Большая проблема – вода и доступ к ней. Артезианских скважин мало, во многих поселениях есть только колодцы, и зачастую вода там непригодна для питья – люди болеют.
Не хватает и качественных медучреждений. Болезни свирепствуют, а госпитали обычно расположены вдалеке от деревень, и даже в них часто не бывает лекарств. Например, если у вас диагностировали малярию, то за лекарствами вас все равно отправят в частные аптеки. Так что в медицинских учреждениях наши поселки и приходы испытывают острую необходимость.
– Могут ли, по вашему мнению, помочь в преодолении этих нужд Русская церковь и ваши единоверцы в России? Могут ли помочь в этом российское образование, российские специалисты?
– Да, потому что когда мы учимся у людей из развитых стран, таких, как Россия, мы развиваемся и сами. Я уверен, что с их прибытием улучшатся даже сферы их работы: я знаю, что они хорошо подготовлены и могут предоставить качественные услуги. Уганда ждет их с распростертыми объятиями, это страна с хорошим климатом и замечательным, приветливым народом.
Помощь верующих из России, конечно, тоже была бы очень важна для нас. Это может быть как сбор средств, так и продвижение в государстве проектов по строительству, например, госпиталей. Хотя бы по одному госпиталю на севере, юге и востоке страны – и жизнь людей серьезно улучшилась бы. В том числе и духовная: у здорового человека есть возможность посвятить любое время прославлению Господа.
– Каковы сейчас отношения с прихожанами, которые остались в Александрийском патриархате?
– На межличностном, низовом уровне, агрессия минимальна, ее почти нет. Ведь это – все еще люди, которые живут единым сообществом, разделяя друг с другом все, кроме литургии.
– А как структуры Александрийского патриархата отреагировали на присоединение клириков к Русской церкви? Столкнулись ли вы и ваши единоверцы с угрозами, дискриминацией или насилием с их стороны?

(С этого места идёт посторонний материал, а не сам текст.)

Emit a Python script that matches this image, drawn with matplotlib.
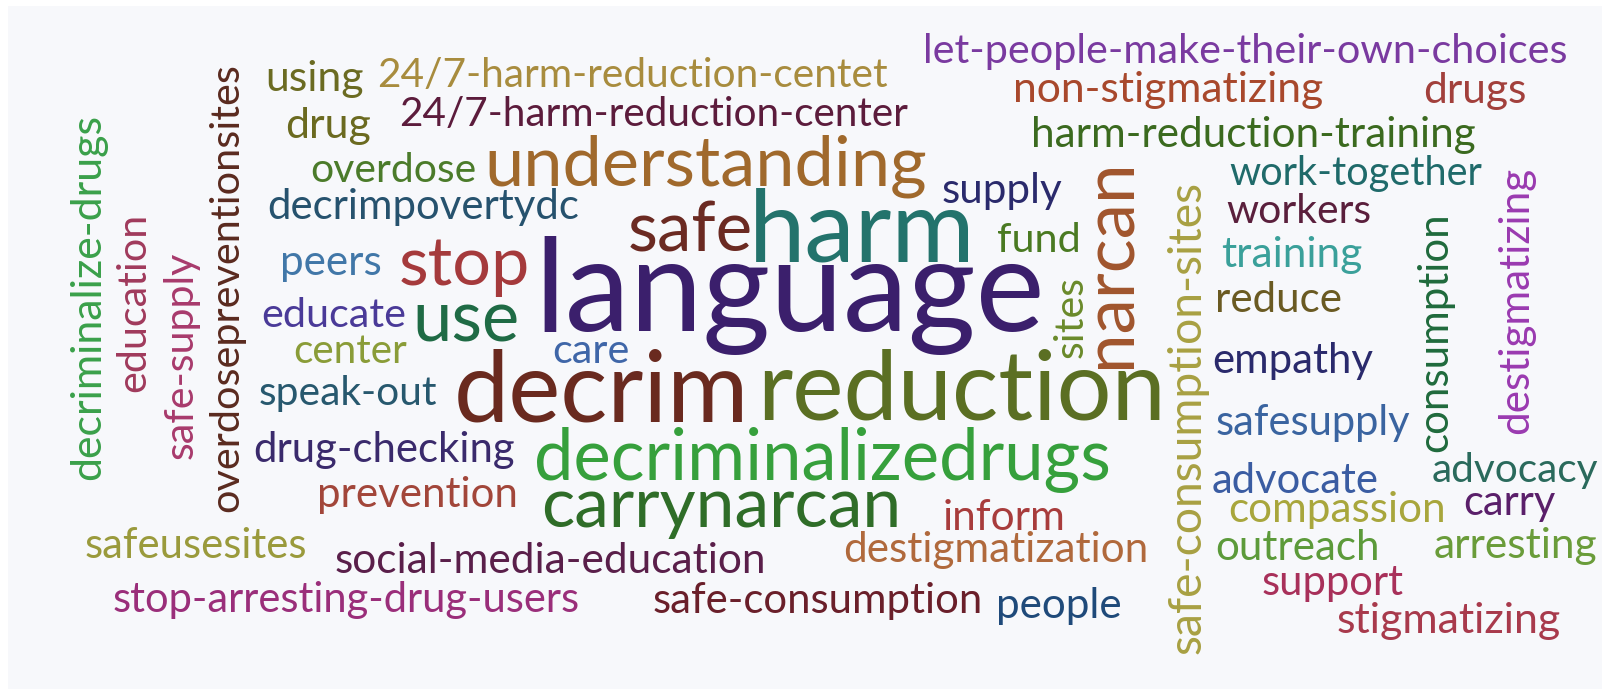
import matplotlib
matplotlib.use('Agg')
import matplotlib.pyplot as plt
from matplotlib.textpath import TextPath
from matplotlib.font_manager import FontProperties
from matplotlib.patches import Rectangle

# ---------------- data: words and their colours ----------------
words = [
    "language", "harm", "reduction", "decrim", "safe", "understanding",
    "stop", "use", "decriminalizedrugs", "carrynarcan",
    "24/7-harm-reduction-centet", "24/7-harm-reduction-center",
    "using", "drug", "overdose", "decrimpovertydc", "peers", "educate",
    "center", "speak-out", "drug-checking", "prevention", "care",
    "safeusesites", "social-media-education", "stop-arresting-drug-users",
    "safe-consumption", "inform", "destigmatization", "people", "supply",
    "fund", "let-people-make-their-own-choices", "non-stigmatizing",
    "drugs", "harm-reduction-training", "work-together", "workers",
    "training", "reduce", "empathy", "safesupply", "advocate",
    "compassion", "outreach", "support", "stigmatizing", "advocacy",
    "carry", "arresting",
    "decriminalize-drugs", "education", "safe-supply",
    "overdosepreventionsites", "narcan", "sites", "safe-consumption-sites",
    "consumption", "destigmatizing",
]

colors = [
    "#3b1f6c", "#23736c", "#5b6f23", "#6a2a1f", "#6b2a22", "#a0692c",
    "#a53a3c", "#1f6b45", "#36a03c", "#2f6d28",
    "#a88c3e", "#5c1c3c",
    "#6b6b22", "#6b6a20", "#4b7b2a", "#26526e", "#4177a8", "#4a3a98",
    "#8a9c38", "#27586e", "#3a2a6c", "#a2463a", "#3f66a8",
    "#9a9a3c", "#5a1f4a", "#9a2e7a",
    "#6a1f2a", "#a83c3c", "#b0693c", "#1f4a7a", "#2a2a6c",
    "#4a7a22", "#7a3aa0", "#a8482c",
    "#a2403c", "#3b6a1f", "#1f6a6a", "#5a1f3c",
    "#3aa09a", "#6a5a22", "#2a2a6c", "#3a64a0", "#3a5ca2",
    "#a8a63c", "#5c9a3a", "#a8305a", "#a83a4c", "#2a6a5c",
    "#5a1f6a", "#6a9c3a",
    "#3aa04a", "#a03a5c", "#a83a6c",
    "#5a2a1f", "#a0552d", "#6a8a2a", "#a8a042",
    "#1f6a3c", "#9a3ab0",
]

# ---------------- layout (reference pixel frame) ----------------
# horizontal: (ink left x, ink right x, baseline y, 0)
# vertical:   (baseline x, ink bottom y, ink top y, 90)
layout = [
    (544, 1040, 331, 0), (756, 969, 262, 0), (764, 1159, 420, 0),
    (458, 742, 422, 0), (630, 750, 252, 0), (489, 926, 186, 0),
    (401, 527, 285, 0), (417, 517, 342, 0), (537, 1108, 480, 0),
    (544, 897, 527, 0),
    (379, 887, 87, 0), (401, 909, 126, 0),
    (268, 363, 91, 0), (287, 370, 138, 0), (312, 475, 182, 0),
    (269, 578, 219, 0), (283, 380, 275, 0), (263, 405, 327, 0),
    (295, 407, 363, 0), (260, 437, 405, 0), (255, 514, 462, 0),
    (320, 515, 507, 0), (554, 628, 363, 0),
    (86, 305, 558, 0), (336, 764, 573, 0), (114, 578, 612, 0),
    (654, 980, 613, 0), (945, 1063, 530, 0), (845, 1146, 562, 0),
    (999, 1120, 618, 0), (943, 1062, 203, 0),
    (998, 1078, 252, 0), (926, 1565, 63, 0), (1016, 1323, 102, 0),
    (1425, 1525, 103, 0), (1034, 1475, 147, 0), (1230, 1483, 185, 0),
    (1227, 1370, 223, 0),
    (1222, 1362, 267, 0), (1218, 1340, 312, 0), (1214, 1373, 373, 0),
    (1217, 1410, 435, 0), (1213, 1377, 493, 0),
    (1230, 1443, 522, 0), (1217, 1377, 560, 0), (1263, 1403, 595, 0),
    (1338, 1560, 633, 0), (1433, 1598, 482, 0),
    (1465, 1555, 515, 0), (1435, 1597, 558, 0),
    (100, 478, 115, 90), (145, 390, 215, 90), (193, 458, 252, 90),
    (238, 510, 65, 90), (1130, 363, 163, 90), (1083, 357, 278, 90),
    (1200, 652, 182, 90),
    (1447, 450, 215, 90), (1528, 432, 167, 90),
]

W, H, DPI = 1602, 689, 100
fig = plt.figure(figsize=(W / DPI, H / DPI), dpi=DPI)
fig.patch.set_facecolor('white')
ax = fig.add_axes([0, 0, 1, 1])
ax.set_xlim(0, W)
ax.set_ylim(H, 0)
ax.axis('off')
ax.add_patch(Rectangle((8, 6), W - 8, H - 6, facecolor='#f7f8fb',
                       edgecolor='none', zorder=0))

fp = FontProperties(family='Lato')
REF = 100.0
for word, color, (a, b, c, rot) in zip(words, colors, layout):
    ext = TextPath((0, 0), word, size=REF, prop=fp).get_extents()
    ink = ext.x1 - ext.x0
    if rot == 0:
        scale = (b - a) / ink
        x, y = a - ext.x0 * scale, c
    else:
        scale = (b - c) / ink
        x, y = a, b + ext.x0 * scale
    pt = REF * scale * 72.0 / DPI
    ax.text(x, y, word, fontsize=pt, fontproperties=None, family='Lato',
            color=color, rotation=rot, rotation_mode='anchor',
            ha='left', va='baseline', zorder=2)

fig.savefig('out.png', dpi=DPI, facecolor='white')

– Поначалу Александрийская церковь была очень агрессивна в отношении тех, кто перешел в Русскую. У нас забрали облачения, у нас забрали литургические принадлежности, даже выставили из школ детей, которым пришлось сидеть дома. Это сильно повлияло на их обучение, потому что многие родители рассчитывали на церковные стипендии. Но сейчас, на мой взгляд, в Александрийской церкви начинают осознавать, что, срывая на нас злобу, победы они не достигнут: победителями в таком случае можем остаться только мы.